The majority of mandatory evacuation orders have now been downgraded for areas including Sutter County around the Oroville Dam Spillway, which threatened to collapse during the floods.
However, San Jose, the 10th largest city in the US, remains one of the most substantial urban regions affected, with 36,000 homes estimated to be hit by floodwater, report the San Francisco Gate.
City Mayor Sam Liccardo has admitted failures in the official response to the storm crisis.
“If the first time that a resident is aware that they need to get out of a home is when they see a firefighter in a boat, then clearly something went wrong,” Mayor Sam Liccardo said, report KQED News.
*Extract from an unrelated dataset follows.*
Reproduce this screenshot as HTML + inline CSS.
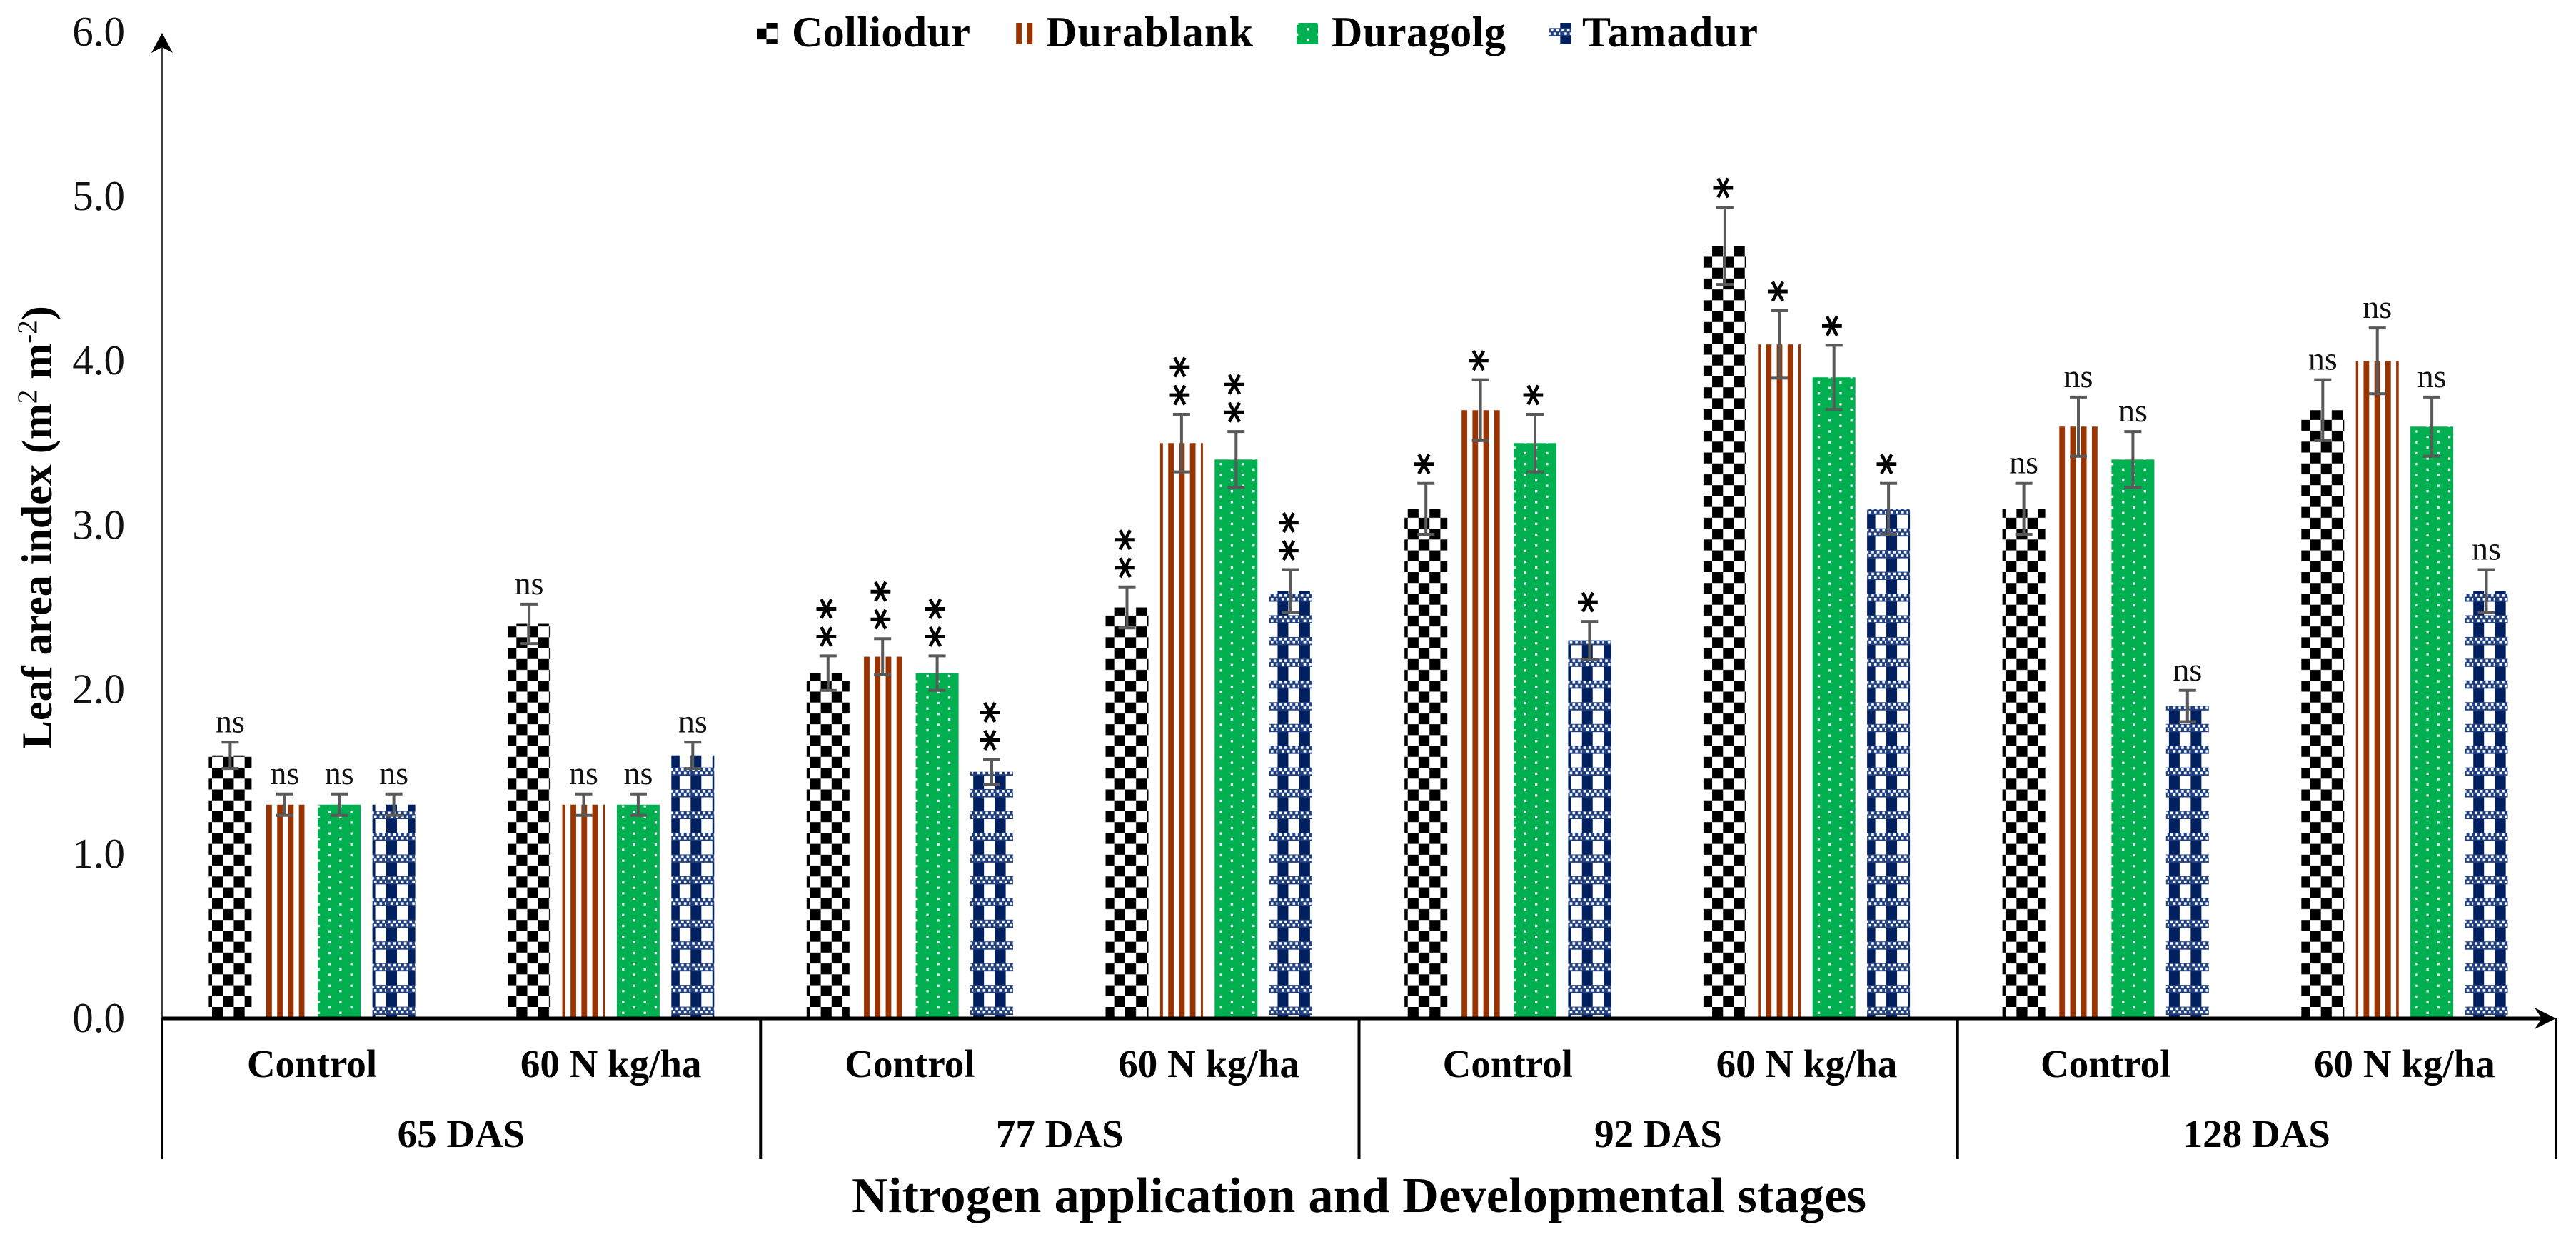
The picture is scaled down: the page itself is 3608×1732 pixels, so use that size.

“We are assessing what it is that led to that failure.”
Meanwhile, the local government of San Jose has issued an emergency alert declaring that while flood water is creeping back, residents should not return to their homes until authorities deem it safe to do so.
The notice informs people to be wary of live electrical units in flooded buildings and structurally unsound walls.
Back at Rock Springs/Nordale flood site, waters receding to pre-surge levels from Tuesday but still slow going (second pic from surge) pic.twitter.com/AtZiqmLwrR— Robert Salonga (@robertsalonga) February 22, 2017
“Water is beginning to subside, however, levels are still high. Many areas are still unsafe to access. The City continues to send in teams to assess damage and determine when it is safe for residents to return to their homes,” read a San Jose government emergency alert.
“Flood water and homes, cars, and belongings that have been flooded should be treated as contaminated.”
Evacuation notices are still in place in the Oakland and Rock Springs Area of San Jose. A map of the areas still out of bounds for people has been listed on the San Jose government website.
Meanwhile, homes to the south of the city near Lexington Reservoir and Anderson Lake remain in flood danger zones.
Weather reports by the United States Geological Survey suggests a rain respite in California until Sunday, when another “storm system is predicted to bring 1-3 inches [2.5cm to 7.5cm] of rain to the regions on Sunday.”
The agency say the area remains on alert with streamgages reporting river flows 90 per cent above the normal levels in parts of California, like on the Sacramento and San Joaquin Rivers.